We are told the first target of America’s wrath will be the Taliban. But if we rain fire and death on the Afghan nation, a proud, brave people we helped liberate from Soviet bondage, we too will slaughter hundreds of innocents. And as they count their dead, the Afghans too will unite in moral outrage; and, as they cannot fight cruise missiles or Stealth bombers, they will attack our diplomats, businessmen, tourists. Apparently, our first ally is Gen. Pervez Musharraf of Pakistan. Let us pray that his decision does not bring him down. A pro-Taliban takeover of his country would give fundamentalists the atom bomb. Commentators are demanding that Bush declare war on all who preach hatred against us or have harbored terrorists: Libya, Sudan, Syria, Iraq, Iran and Afghanistan. William Bennett wants China added to the enemies list. Some are clamoring for an invasion of Iraq. Yet U.S. air, naval and ground forces have been cut in half since Desert Storm. And in any declared war on all the rogue nations of the Islamic world, the first casualties would be our Arab allies: Egypt, Jordan and Saudi Arabia. The second would be Western unity as North Atlantic Treaty Organization nations, facing the threat of an crushing oil embargo, begged off joining Bush’s war coalition.

Consider the diplomatic dilemmas our president confronts. Does he, like his father in Desert Storm, enlist Syria in the war coalition, or are the Syrians enemies?

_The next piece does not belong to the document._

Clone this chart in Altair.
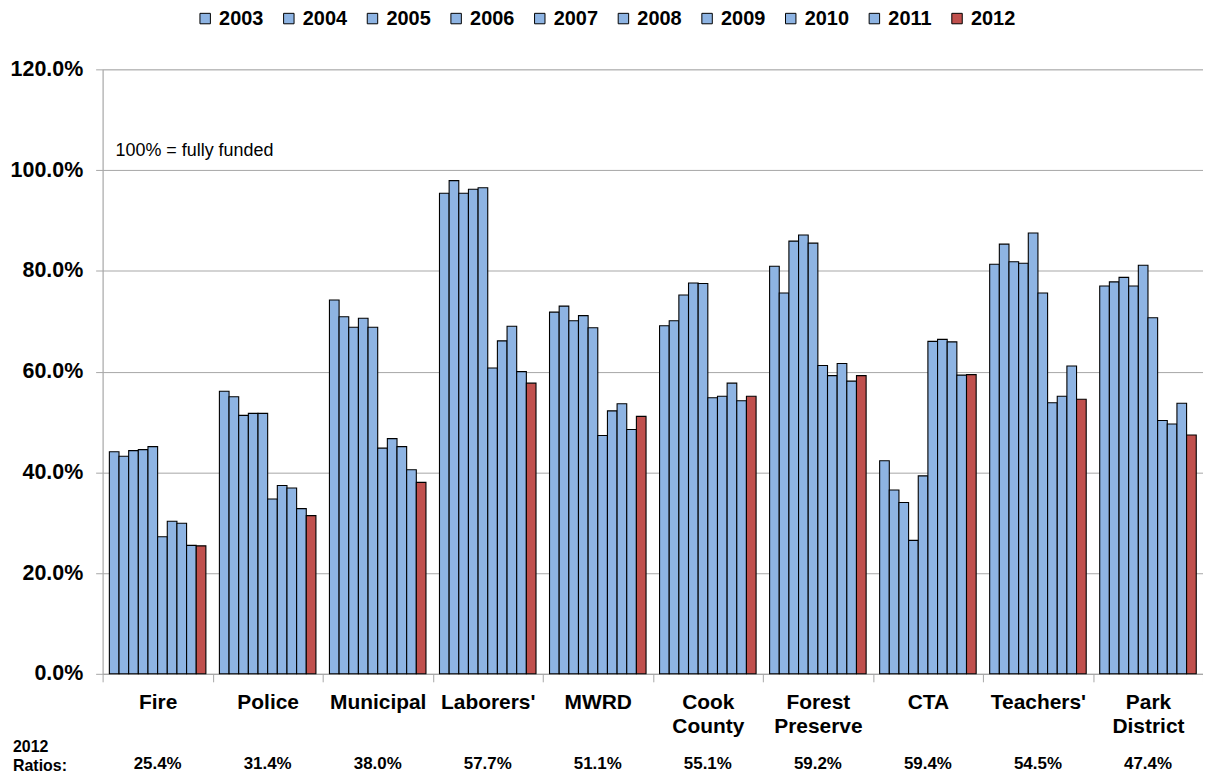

Does he reach out to President Mohammad Khatami, the elected leader of an Iran that is deeply hostile to the Taliban, or are they too on the enemies list?

Does Bush seek Vladimir V. Putin’s help, or does Russia’s war against the Chechens, who have committed acts of terror, disqualify them as allies? Do we press for peace between Yasser Arafat and the Israelis, or is that rewarding terror?

What took place last Tuesday was an atrocity. What is coming may qualify as tragedy. For the mass murder of our citizens has filled this country with a terrible resolve that could lead it to plunge headlong into an all-out war against despised Arab and Islamic regimes that turns into a war of civilizations, with the United States almost alone.

In the presidential campaign of 2000, we failed to make foreign policy the issue. But what I said then retains relevance: “How can all our meddling not fail to spark some horrible retribution …. Have we not suffered enough–from Pan Am 103, to the World Trade Center, to the embassy bombings in Nairobi and Dar es Salaam–not to know that interventionism is the incubator of terrorism. Or will it take some cataclysmic atrocity on U.S. soil to awaken our global gamesmen to the going price of empire?”

“America today faces a choice of destinies. We can choose to be a peacemaker of the world, or its policeman who goes about night-sticking troublemakers until we, too, find ourselves in some bloody brawl we cannot handle.”

In his intervention in Lebanon’s civil war, President Reagan made a rare blunder. But when our Marines were massacred, he did not send a mighty army to avenge them. He used U.S. power to exact a price, then extricated us from that war. There is no vital American interest at risk in all these religious, territorial and tribal wars from Algeria to Afghanistan. Let us pay back those who did this, then let us extricate ourselves. Either America finds an exit strategy from empire, or we lose our republic.